In 1689 Newton took his seat in the House of Commons
as a Member for Cambridge. This event marked a considerable change in his
interests, and some historians have suggested, in his character. He virtually
abandoned scientific research from about this time, and enjoyed the life of a
senior administrator and public figure. He became Master of Royal Mint and is
said to have run it with exemplary efficiency. Throughout his life he had taken
an intense interest in theological matters. Even in old age he was still trying
to solve chronological problems in the dating of events recorded in the Old
Testament. He died in 1727, having acquired a reputation in his own life‑time
that no other scientist was ever quite to have again.

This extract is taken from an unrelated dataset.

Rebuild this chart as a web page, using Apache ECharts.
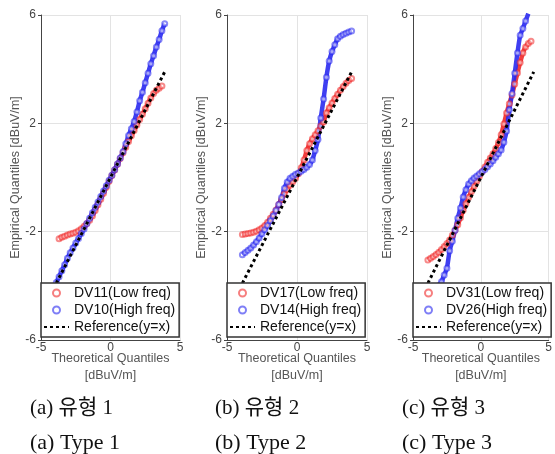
<!DOCTYPE html>
<html><head><meta charset="utf-8">
<script src="https://cdn.jsdelivr.net/npm/echarts@6/dist/echarts.min.js"></script>
<style>html,body{margin:0;padding:0;background:#fff}#c{width:555px;height:454px}</style>
</head><body><div id="c"></div>
<script>
// Theoretical quantiles (shared x positions)
const qx = [-3.9,-3.7,-3.5,-3.3,-3.1,-2.9,-2.7,-2.5,-2.3,-2.1,-1.9,-1.7,-1.5,-1.3,-1.1,-0.9,-0.7,-0.5,-0.3,-0.1,
             0.1,0.3,0.5,0.7,0.9,1.1,1.3,1.5,1.7,1.9,2.1,2.3,2.5,2.7,2.9,3.1,3.3,3.5,3.7,3.9];
// Empirical quantiles
const p1Low  = [null,-2.26,-2.21,-2.17,-2.12,-2.09,-2.06,-2.02,-1.97,-1.89,-1.80,-1.70,-1.58,-1.42,-1.22,-1.01,-0.80,-0.58,-0.36,-0.14,
                0.07,0.28,0.49,0.70,0.91,1.12,1.33,1.54,1.74,1.94,2.14,2.34,2.54,2.74,2.94,3.10,3.22,3.30,3.38,null];
const p1High = [-3.88,-3.66,-3.44,-3.22,-2.98,-2.78,-2.60,-2.42,-2.25,-2.07,-1.90,-1.70,-1.50,-1.30,-1.10,-0.90,-0.70,-0.50,-0.30,-0.10,
                0.08,0.29,0.50,0.72,0.95,1.25,1.55,1.80,2.07,2.42,2.83,3.15,3.50,3.85,4.20,4.50,4.82,5.10,5.42,5.68];
const p2Low  = [-2.10,-2.09,-2.07,-2.05,-2.02,-1.98,-1.93,-1.86,-1.77,-1.65,-1.50,-1.36,-1.20,-1.00,-0.81,-0.60,-0.44,-0.29,-0.16,-0.03,
                0.14,0.36,0.65,1.00,1.25,1.43,1.58,1.73,1.90,2.05,2.38,2.58,2.75,2.92,3.07,3.22,3.36,3.48,3.58,3.66];
const p2High = [-2.85,-2.77,-2.69,-2.60,-2.49,-2.37,-2.23,-2.08,-1.93,-1.77,-1.60,-1.42,-1.22,-1.00,-0.74,-0.40,-0.17,-0.03,0.05,0.12,
                0.17,0.23,0.30,0.38,0.48,0.65,1.00,1.40,2.20,2.90,3.70,4.30,4.65,4.90,5.12,5.22,5.28,5.33,5.37,5.41];
const p3Low  = [-3.05,-2.98,-2.92,-2.84,-2.76,-2.66,-2.55,-2.44,-2.31,-2.13,-1.95,-1.74,-1.49,-1.21,-0.97,-0.74,-0.53,-0.33,-0.14,0.05,
                0.22,0.39,0.56,0.72,0.88,1.07,1.29,1.58,1.98,2.38,2.72,3.05,3.45,3.86,4.25,4.60,4.82,4.95,5.03,null];
const p3High = [-5.30,-4.90,-4.55,-4.25,-4.00,-3.85,-3.60,-3.35,-2.70,-2.35,-1.95,-1.50,-1.13,-0.72,-0.45,-0.24,-0.12,-0.02,0.06,0.14,
                0.21,0.30,0.40,0.50,0.62,0.75,0.88,1.02,1.30,1.72,2.50,3.10,3.85,4.60,5.25,5.50,5.78,6.05,null,null];
const refX = [-3.9, 3.9];
// Names and tick values
const lowNames  = ['DV11(Low freq)','DV17(Low freq)','DV31(Low freq)'];
const highNames = ['DV10(High freq)','DV14(High freq)','DV26(High freq)'];
const refName = 'Reference(y=x)';
const xTicks = [-5, 0, 5];
const yTicks = [-6, -2, 2, 6];
const captionsKo = ['(a) 유형 1','(b) 유형 2','(c) 유형 3'];
const captionsEn = ['(a) Type 1','(b) Type 2','(c) Type 3'];

const lows = [p1Low, p2Low, p3Low];
const highs = [p1High, p2High, p3High];
const gridLefts = [41, 227, 413];
const gridWidths = [139, 140, 141];
const capX = [30, 215, 402];

const pairs = ys => qx.map((x,i)=> ys[i]==null ? null : [x, ys[i]]).filter(d=>d);
const FONT = '"Liberation Sans", Arial, sans-serif';
const RED = '#f02a2a', BLUE = '#2a2af0';

const grid = [], xAxis = [], yAxis = [], series = [], legend = [], graphic = [];
for (let k=0;k<3;k++){
  grid.push({left: gridLefts[k], top: 15, width: gridWidths[k], height: 325, containLabel: false});
  xAxis.push({
    gridIndex:k, type:'value', min:xTicks[0], max:xTicks[xTicks.length-1], interval:5,
    name:'Theoretical Quantiles\n[dBuV/m]', nameLocation:'middle', nameGap:10, nameMoveOverlap:false,
    nameTextStyle:{fontFamily:FONT, fontSize:12.5, color:'#555', lineHeight:17, verticalAlign:'top'},
    axisLine:{show:true, onZero:false, lineStyle:{color:'#444', width:1}},
    axisTick:{show:false},
    axisLabel:{fontFamily:FONT, fontSize:12, color:'#444', margin:2},
    splitLine:{show:true, lineStyle:{color:'#e3e3e3', width:1}}
  });
  yAxis.push({
    gridIndex:k, type:'value', min:yTicks[0], max:yTicks[yTicks.length-1], interval:4,
    name:'Empirical Quantiles [dBuV/m]', nameLocation:'middle', nameGap:19, nameMoveOverlap:false,
    nameTextStyle:{fontFamily:FONT, fontSize:12.5, color:'#555'},
    axisLine:{show:true, onZero:false, lineStyle:{color:'#444', width:1}},
    axisTick:{show:true, length:3, lineStyle:{color:'#444'}},
    axisLabel:{fontFamily:FONT, fontSize:12, color:'#444', margin:5},
    splitLine:{show:true, lineStyle:{color:'#e3e3e3', width:1}}
  });
  const mk = (name, ys, col) => ({
    name, type:'line', xAxisIndex:k, yAxisIndex:k, data:pairs(ys), smooth:0.2,
    symbol:'emptyCircle', symbolSize:5, showSymbol:true, clip:true,
    itemStyle:{color:col, borderWidth:0.8, opacity:0.55},
    lineStyle:{color:col, width:4.5, opacity:0.9},
    emphasis:{disabled:true}, animation:false, z:2
  });
  series.push(mk(lowNames[k], lows[k], RED));
  series.push(mk(highNames[k], highs[k], BLUE));
  series.push({
    name: refName, type:'line', xAxisIndex:k, yAxisIndex:k,
    data: refX.map(v=>[v,v]), symbol:'none', showSymbol:false,
    lineStyle:{color:'#000', width:3, type:[3,3]}, itemStyle:{color:'#000'},
    emphasis:{disabled:true}, animation:false, z:3
  });
  legend.push({
    left: gridLefts[k], top: 283, orient:'vertical',
    data:[{name:lowNames[k], icon:'emptyCircle', itemStyle:{opacity:0.6}},
          {name:highNames[k], icon:'emptyCircle', itemStyle:{opacity:0.6}},
          {name:refName, itemStyle:{opacity:0}}],
    itemWidth:25, itemHeight:7, itemGap:1, padding:[2,4,2,2],
    backgroundColor:'#fff', borderColor:'#333', borderWidth:1.5,
    textStyle:{fontFamily:FONT, fontSize:14, color:'#111', lineHeight:16},
    selectedMode:false, z:10
  });
  graphic.push({type:'text', left:capX[k], top:398, style:{text:captionsKo[k], font:'21px "Liberation Serif", "Noto Sans CJK KR", serif', fill:'#111'}});
  graphic.push({type:'text', left:capX[k], top:432, style:{text:captionsEn[k], font:'22px "Liberation Serif", serif', fill:'#111'}});
}

const chart = echarts.init(document.getElementById('c'), null, {renderer:'canvas'});
chart.setOption({animation:false, grid, xAxis, yAxis, series, legend, graphic});
</script></body></html>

Early work on light and colour
Is colour a quality of light produced in a body, or
is it a quality separated out of light by a body? This seems a question of some
profundity and its solution likely to be of great technical difficulty. The
problem had a long history. Theodoric of Freibourg, whose masterly solution of
the difficulties of understanding the rainbow we have studied above, was
typical of medieval thinkers in generalizing a vaguely Aristotelian
explanation. He thought that light acquired its colour from the medium through
which it passed. His explanation is based upon the idea of pairs of contrary
principles. A medium can be more or less translucent. Near the surface a medium
is more bounded than it is in its depths. A mirror is perfectly bounded, and
reflects all light, having no effect on colour. A transparent solid is unbounded,
allowing light to penetrate deep into its interior. White light is passed by a
medium having a perfect balance of the four contraries. When a medium is
relatively bounded, that is near its surface, light is qualitatively changed so
as to appear red. But when the medium is relatively opaque in its interior, the
light is so changed as to appear blue.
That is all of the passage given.